-- BEGIN RECORDS SUPPLIED --

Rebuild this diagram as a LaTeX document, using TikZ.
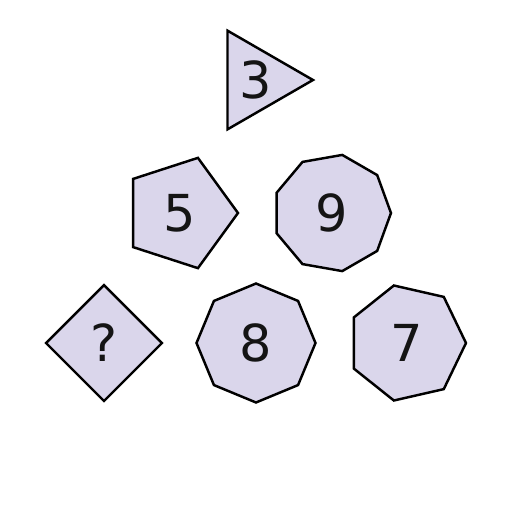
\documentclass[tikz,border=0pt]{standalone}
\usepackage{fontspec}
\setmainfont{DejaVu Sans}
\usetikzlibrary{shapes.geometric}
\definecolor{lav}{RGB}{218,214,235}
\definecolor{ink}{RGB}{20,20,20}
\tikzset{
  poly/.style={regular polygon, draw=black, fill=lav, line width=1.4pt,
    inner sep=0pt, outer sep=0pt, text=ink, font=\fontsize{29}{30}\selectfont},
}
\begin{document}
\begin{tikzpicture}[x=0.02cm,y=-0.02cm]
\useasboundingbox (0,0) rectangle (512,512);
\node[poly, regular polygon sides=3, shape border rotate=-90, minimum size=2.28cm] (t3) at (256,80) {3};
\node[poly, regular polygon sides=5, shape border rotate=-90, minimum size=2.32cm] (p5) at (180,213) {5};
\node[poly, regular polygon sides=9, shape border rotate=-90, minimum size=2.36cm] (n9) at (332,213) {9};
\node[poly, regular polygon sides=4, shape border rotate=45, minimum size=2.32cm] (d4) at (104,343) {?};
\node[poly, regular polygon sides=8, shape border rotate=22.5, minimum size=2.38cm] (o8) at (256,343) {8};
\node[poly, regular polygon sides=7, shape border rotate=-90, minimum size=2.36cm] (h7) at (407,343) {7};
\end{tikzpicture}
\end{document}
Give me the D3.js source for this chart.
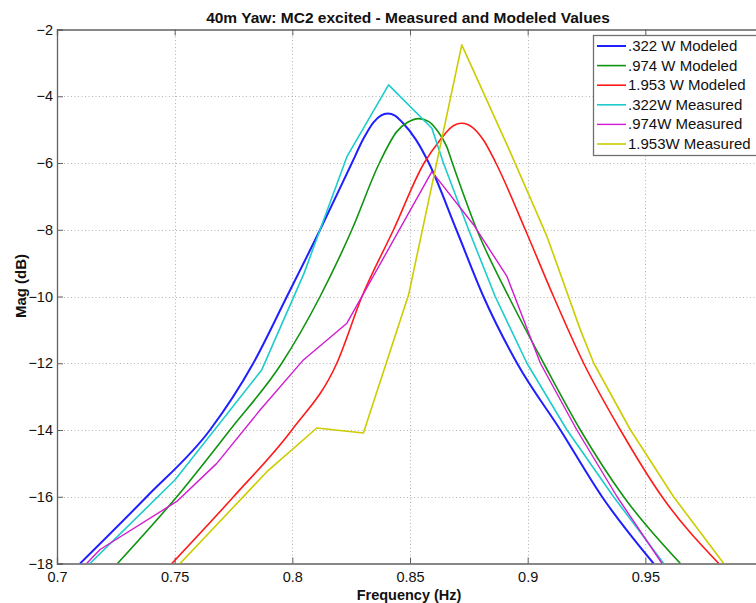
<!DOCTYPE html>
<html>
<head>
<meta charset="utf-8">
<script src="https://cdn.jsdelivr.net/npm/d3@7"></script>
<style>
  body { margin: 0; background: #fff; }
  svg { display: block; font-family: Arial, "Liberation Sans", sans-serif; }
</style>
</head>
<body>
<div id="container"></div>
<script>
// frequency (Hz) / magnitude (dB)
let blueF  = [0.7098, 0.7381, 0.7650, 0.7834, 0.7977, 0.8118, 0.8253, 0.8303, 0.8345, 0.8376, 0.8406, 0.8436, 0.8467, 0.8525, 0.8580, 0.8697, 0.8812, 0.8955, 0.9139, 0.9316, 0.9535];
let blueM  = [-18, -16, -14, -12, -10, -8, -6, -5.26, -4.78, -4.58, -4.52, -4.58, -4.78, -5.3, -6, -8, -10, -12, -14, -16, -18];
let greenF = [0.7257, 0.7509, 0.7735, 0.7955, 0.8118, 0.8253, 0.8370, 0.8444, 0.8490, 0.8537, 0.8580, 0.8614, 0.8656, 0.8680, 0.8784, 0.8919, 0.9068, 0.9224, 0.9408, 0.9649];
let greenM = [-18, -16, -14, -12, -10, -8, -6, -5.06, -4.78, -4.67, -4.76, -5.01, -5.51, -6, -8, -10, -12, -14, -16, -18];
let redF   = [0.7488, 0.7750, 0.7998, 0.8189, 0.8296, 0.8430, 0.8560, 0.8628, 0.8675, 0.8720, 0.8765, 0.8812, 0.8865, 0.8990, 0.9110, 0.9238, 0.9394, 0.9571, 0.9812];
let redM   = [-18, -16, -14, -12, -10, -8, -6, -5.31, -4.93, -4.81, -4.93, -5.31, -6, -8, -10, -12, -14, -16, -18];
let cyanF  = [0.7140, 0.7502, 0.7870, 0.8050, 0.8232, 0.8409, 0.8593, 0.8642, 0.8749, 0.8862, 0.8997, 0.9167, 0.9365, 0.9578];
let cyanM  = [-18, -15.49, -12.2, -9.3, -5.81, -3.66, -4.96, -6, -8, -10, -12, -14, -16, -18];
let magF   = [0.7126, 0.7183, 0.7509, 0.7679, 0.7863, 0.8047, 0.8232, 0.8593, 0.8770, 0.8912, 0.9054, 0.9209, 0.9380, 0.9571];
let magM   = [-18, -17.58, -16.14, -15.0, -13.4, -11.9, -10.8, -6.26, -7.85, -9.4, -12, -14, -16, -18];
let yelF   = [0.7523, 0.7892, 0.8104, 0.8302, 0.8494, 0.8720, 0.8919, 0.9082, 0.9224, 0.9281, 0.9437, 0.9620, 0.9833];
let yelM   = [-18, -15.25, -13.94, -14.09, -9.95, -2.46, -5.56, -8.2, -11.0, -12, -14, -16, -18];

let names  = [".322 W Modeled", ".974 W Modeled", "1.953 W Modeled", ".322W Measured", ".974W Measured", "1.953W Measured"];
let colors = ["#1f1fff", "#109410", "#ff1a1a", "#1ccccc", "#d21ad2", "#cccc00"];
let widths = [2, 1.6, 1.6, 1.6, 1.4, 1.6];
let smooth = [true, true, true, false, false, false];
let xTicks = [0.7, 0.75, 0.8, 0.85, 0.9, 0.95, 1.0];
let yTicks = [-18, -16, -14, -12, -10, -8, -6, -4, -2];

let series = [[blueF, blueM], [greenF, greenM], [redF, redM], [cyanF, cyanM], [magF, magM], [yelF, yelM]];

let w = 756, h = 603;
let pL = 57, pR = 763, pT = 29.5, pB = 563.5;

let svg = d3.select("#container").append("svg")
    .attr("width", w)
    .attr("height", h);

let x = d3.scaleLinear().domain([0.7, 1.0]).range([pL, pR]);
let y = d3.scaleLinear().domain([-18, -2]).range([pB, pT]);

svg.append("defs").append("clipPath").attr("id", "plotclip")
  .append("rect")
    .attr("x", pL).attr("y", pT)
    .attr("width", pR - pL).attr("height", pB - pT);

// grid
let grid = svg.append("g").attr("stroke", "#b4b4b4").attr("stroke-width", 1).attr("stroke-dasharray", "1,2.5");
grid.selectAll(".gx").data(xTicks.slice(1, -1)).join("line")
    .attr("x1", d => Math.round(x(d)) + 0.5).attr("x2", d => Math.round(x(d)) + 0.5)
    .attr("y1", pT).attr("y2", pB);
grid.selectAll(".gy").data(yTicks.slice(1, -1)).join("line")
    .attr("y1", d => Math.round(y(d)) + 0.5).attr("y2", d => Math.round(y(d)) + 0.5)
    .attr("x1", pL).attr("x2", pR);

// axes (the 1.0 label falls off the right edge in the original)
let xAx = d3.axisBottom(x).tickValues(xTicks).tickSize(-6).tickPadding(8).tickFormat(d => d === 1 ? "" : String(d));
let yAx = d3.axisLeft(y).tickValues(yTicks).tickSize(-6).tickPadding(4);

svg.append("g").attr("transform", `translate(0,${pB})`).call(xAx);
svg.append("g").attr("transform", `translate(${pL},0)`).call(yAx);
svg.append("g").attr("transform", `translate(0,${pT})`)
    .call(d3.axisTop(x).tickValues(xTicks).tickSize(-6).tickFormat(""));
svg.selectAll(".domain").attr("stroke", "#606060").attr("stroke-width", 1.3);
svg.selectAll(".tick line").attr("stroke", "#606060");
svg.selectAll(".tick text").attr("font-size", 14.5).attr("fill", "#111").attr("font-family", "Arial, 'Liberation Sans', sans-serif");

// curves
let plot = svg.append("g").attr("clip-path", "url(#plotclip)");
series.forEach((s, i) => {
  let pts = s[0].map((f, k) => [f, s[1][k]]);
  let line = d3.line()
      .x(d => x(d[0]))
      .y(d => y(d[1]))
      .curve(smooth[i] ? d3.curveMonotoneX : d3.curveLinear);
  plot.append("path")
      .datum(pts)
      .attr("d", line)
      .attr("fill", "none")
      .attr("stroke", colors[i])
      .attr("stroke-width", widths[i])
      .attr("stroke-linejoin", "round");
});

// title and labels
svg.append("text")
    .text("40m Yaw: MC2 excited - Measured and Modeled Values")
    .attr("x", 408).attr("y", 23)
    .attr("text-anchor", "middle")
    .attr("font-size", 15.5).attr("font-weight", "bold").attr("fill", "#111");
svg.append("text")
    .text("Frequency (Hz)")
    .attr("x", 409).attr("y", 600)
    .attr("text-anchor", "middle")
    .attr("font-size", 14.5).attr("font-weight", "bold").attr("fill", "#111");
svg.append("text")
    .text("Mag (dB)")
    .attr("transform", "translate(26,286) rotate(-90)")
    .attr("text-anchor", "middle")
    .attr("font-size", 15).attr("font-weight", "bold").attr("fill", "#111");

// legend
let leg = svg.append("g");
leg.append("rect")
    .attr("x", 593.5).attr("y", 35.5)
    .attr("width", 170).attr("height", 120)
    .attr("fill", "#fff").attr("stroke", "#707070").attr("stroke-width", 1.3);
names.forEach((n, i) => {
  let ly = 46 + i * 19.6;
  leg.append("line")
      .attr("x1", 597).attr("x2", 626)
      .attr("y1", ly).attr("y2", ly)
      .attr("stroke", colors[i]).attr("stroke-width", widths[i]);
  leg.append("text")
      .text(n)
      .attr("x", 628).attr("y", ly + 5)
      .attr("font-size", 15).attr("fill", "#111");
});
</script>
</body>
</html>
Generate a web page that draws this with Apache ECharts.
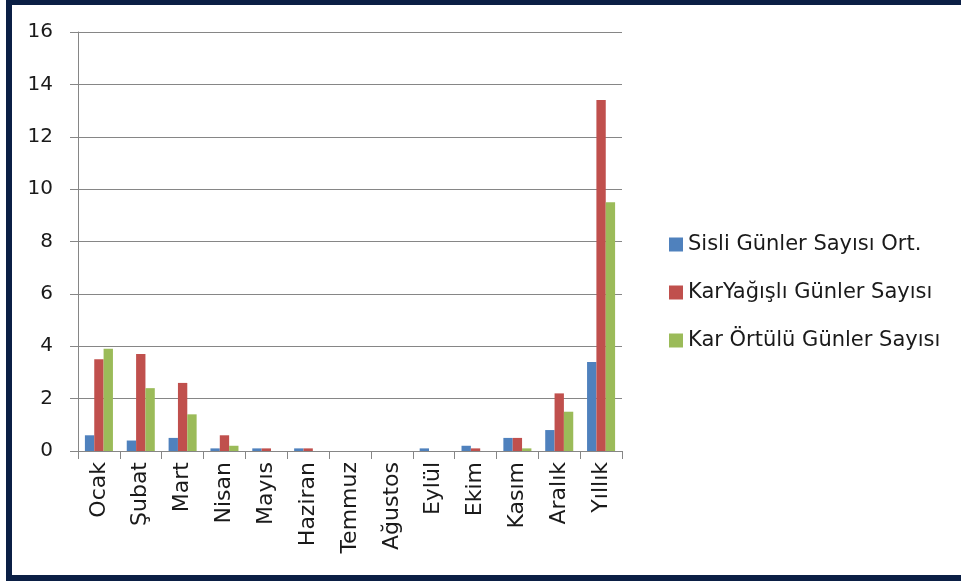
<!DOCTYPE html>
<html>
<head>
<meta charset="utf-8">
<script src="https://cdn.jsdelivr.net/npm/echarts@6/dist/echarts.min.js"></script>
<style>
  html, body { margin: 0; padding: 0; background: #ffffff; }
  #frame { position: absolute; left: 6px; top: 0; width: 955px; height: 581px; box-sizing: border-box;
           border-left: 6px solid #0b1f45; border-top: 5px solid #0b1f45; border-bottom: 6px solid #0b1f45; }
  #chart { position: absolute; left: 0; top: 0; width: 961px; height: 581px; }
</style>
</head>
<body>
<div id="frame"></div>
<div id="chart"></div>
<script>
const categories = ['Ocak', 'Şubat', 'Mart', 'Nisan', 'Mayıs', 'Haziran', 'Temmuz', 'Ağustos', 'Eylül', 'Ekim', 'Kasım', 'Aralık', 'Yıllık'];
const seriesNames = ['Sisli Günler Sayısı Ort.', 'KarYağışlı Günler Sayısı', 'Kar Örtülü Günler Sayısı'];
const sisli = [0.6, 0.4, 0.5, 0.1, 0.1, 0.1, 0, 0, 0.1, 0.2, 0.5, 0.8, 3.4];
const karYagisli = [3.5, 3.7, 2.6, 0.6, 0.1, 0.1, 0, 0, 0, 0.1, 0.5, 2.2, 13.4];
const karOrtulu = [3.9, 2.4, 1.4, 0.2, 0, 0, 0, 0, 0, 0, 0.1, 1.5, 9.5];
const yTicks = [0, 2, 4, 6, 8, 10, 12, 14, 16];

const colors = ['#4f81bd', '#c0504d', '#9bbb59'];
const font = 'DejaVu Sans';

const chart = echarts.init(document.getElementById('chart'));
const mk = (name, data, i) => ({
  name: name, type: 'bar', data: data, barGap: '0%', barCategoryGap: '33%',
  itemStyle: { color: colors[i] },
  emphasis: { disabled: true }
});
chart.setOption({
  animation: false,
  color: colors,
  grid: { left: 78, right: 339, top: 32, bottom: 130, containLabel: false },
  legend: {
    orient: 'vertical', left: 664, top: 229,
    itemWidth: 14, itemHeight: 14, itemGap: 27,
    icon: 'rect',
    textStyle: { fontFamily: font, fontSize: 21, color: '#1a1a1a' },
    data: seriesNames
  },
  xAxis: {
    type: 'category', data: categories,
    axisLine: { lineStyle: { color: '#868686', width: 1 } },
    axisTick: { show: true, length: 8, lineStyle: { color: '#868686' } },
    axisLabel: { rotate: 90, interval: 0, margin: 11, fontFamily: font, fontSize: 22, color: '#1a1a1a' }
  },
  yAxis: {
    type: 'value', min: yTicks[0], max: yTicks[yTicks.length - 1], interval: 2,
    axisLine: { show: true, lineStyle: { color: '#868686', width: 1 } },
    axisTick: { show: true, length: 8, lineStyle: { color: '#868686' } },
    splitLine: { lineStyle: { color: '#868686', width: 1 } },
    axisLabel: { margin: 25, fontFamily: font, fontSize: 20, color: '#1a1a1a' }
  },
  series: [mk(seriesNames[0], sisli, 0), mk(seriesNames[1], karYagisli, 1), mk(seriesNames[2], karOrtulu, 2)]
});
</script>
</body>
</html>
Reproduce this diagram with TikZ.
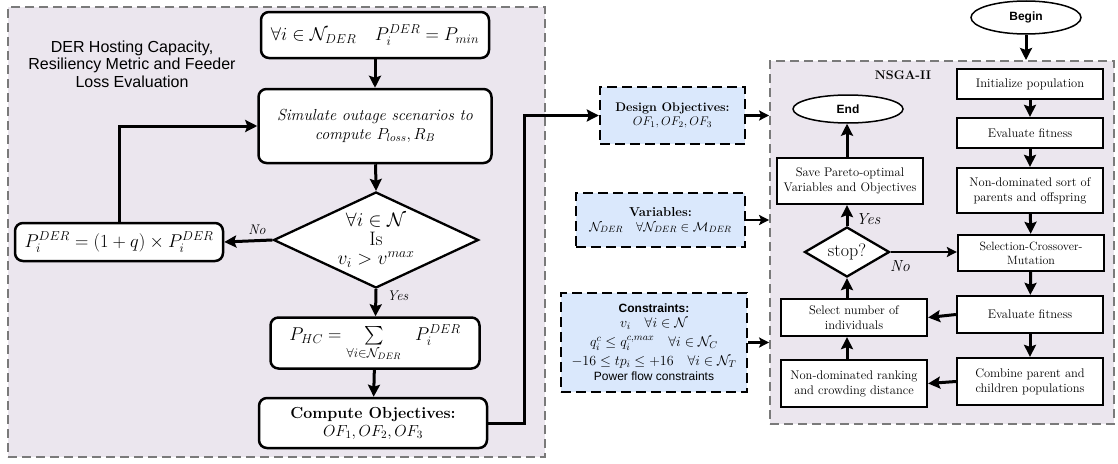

-- END RECORDS SUPPLIED --

**WHAT TO DO:** Output nothing except the lines from the one containing "Give me the D3.js source for this chart." through the one containing "-11.0, -12, -14, -16, -18];", both kept, with the pictures removed.

**FULL RESPONSE:**
Give me the D3.js source for this chart.
<!DOCTYPE html>
<html>
<head>
<meta charset="utf-8">
<script src="https://cdn.jsdelivr.net/npm/d3@7"></script>
<style>
  body { margin: 0; background: #fff; }
  svg { display: block; font-family: Arial, "Liberation Sans", sans-serif; }
</style>
</head>
<body>
<div id="container"></div>
<script>
// frequency (Hz) / magnitude (dB)
let blueF  = [0.7098, 0.7381, 0.7650, 0.7834, 0.7977, 0.8118, 0.8253, 0.8303, 0.8345, 0.8376, 0.8406, 0.8436, 0.8467, 0.8525, 0.8580, 0.8697, 0.8812, 0.8955, 0.9139, 0.9316, 0.9535];
let blueM  = [-18, -16, -14, -12, -10, -8, -6, -5.26, -4.78, -4.58, -4.52, -4.58, -4.78, -5.3, -6, -8, -10, -12, -14, -16, -18];
let greenF = [0.7257, 0.7509, 0.7735, 0.7955, 0.8118, 0.8253, 0.8370, 0.8444, 0.8490, 0.8537, 0.8580, 0.8614, 0.8656, 0.8680, 0.8784, 0.8919, 0.9068, 0.9224, 0.9408, 0.9649];
let greenM = [-18, -16, -14, -12, -10, -8, -6, -5.06, -4.78, -4.67, -4.76, -5.01, -5.51, -6, -8, -10, -12, -14, -16, -18];
let redF   = [0.7488, 0.7750, 0.7998, 0.8189, 0.8296, 0.8430, 0.8560, 0.8628, 0.8675, 0.8720, 0.8765, 0.8812, 0.8865, 0.8990, 0.9110, 0.9238, 0.9394, 0.9571, 0.9812];
let redM   = [-18, -16, -14, -12, -10, -8, -6, -5.31, -4.93, -4.81, -4.93, -5.31, -6, -8, -10, -12, -14, -16, -18];
let cyanF  = [0.7140, 0.7502, 0.7870, 0.8050, 0.8232, 0.8409, 0.8593, 0.8642, 0.8749, 0.8862, 0.8997, 0.9167, 0.9365, 0.9578];
let cyanM  = [-18, -15.49, -12.2, -9.3, -5.81, -3.66, -4.96, -6, -8, -10, -12, -14, -16, -18];
let magF   = [0.7126, 0.7183, 0.7509, 0.7679, 0.7863, 0.8047, 0.8232, 0.8593, 0.8770, 0.8912, 0.9054, 0.9209, 0.9380, 0.9571];
let magM   = [-18, -17.58, -16.14, -15.0, -13.4, -11.9, -10.8, -6.26, -7.85, -9.4, -12, -14, -16, -18];
let yelF   = [0.7523, 0.7892, 0.8104, 0.8302, 0.8494, 0.8720, 0.8919, 0.9082, 0.9224, 0.9281, 0.9437, 0.9620, 0.9833];
let yelM   = [-18, -15.25, -13.94, -14.09, -9.95, -2.46, -5.56, -8.2, -11.0, -12, -14, -16, -18];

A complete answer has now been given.